Good luck and post some after pictures.


----------



## CamperAndy (Aug 26, 2004)

What day is it???


----------



## HootBob (Apr 26, 2004)

CamperAndy said:


> What day is it???


APRIL 1st April Fools DAY
He got me


----------



## Camping Fan (Dec 18, 2005)

HootBob said:


> What day is it???


APRIL 1st April Fools DAY
He got me


















































[/quote]

Ditto.








Good one Ed!


----------



## pjb2cool (Apr 8, 2004)

I almost fell for this one. I was thinking..._no way_ would anyone here do that, and then it hit me...Happy April Fools' Day to all....


----------



## the eubies (Sep 7, 2006)

You got me. Didn't think it would be as easy as the post implied.

I had to check the topic again to see the other responses. I didn't want to be the only one who thought you were crazy.

Good one!!


----------



## FraTra (Aug 21, 2006)

HootBob said:


> What day is it???


APRIL 1st April Fools DAY
He got me


















































[/quote]

I saw right off, I was helping out to see just how far we could take it.


----------



## California Jim (Dec 11, 2003)




----------



## cookie9933 (Feb 26, 2005)

Nah, Ed's for real on this one, so I say GO FOR IT.

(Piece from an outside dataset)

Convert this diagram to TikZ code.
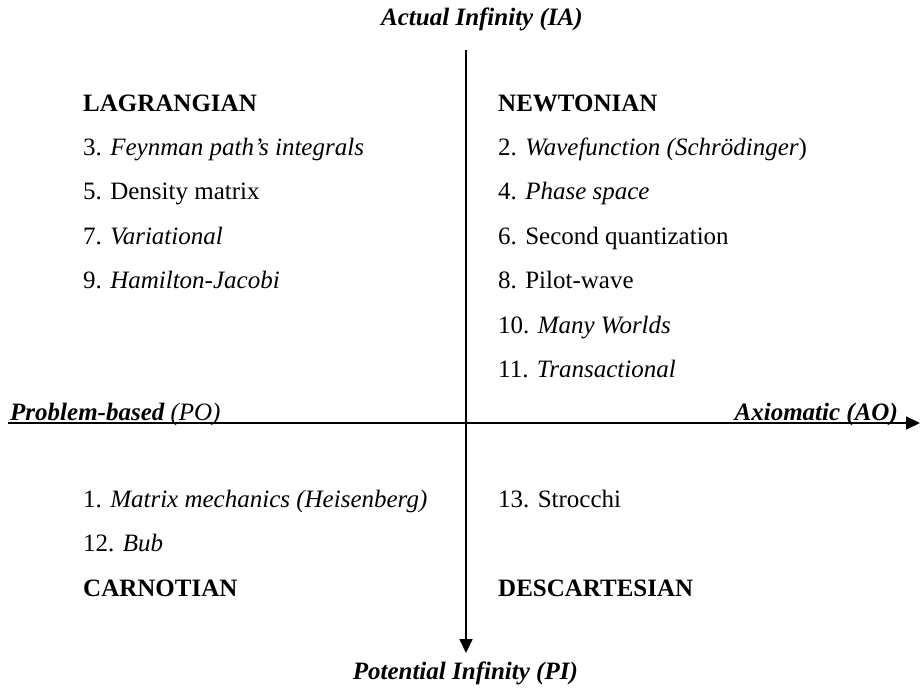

This would earn highest honors in the Mod Hall Of Fame.

Make sure you send lots of pics.

Bill


----------



## Doxie-Doglover-Too (Jan 25, 2007)

Hook, line , and sinker.....and I don't mean fishing!!


----------



## johnp (Mar 15, 2004)

Today would be a great day to post a question like that over on the dark side









They would crash the site just trying to fiqure it out









But I'm sure it would come down to:It could be done but you would need a crew cab duelly diesel with a banks kit and a hensley to pull it









Happy April Fools Day

John


----------



## skippershe (May 22, 2006)

Good one!

I forgot what today was until I began reading this thread...and then it hit me

Silly Story = April Fool's Day


----------



## E9E1CEF (Mar 1, 2007)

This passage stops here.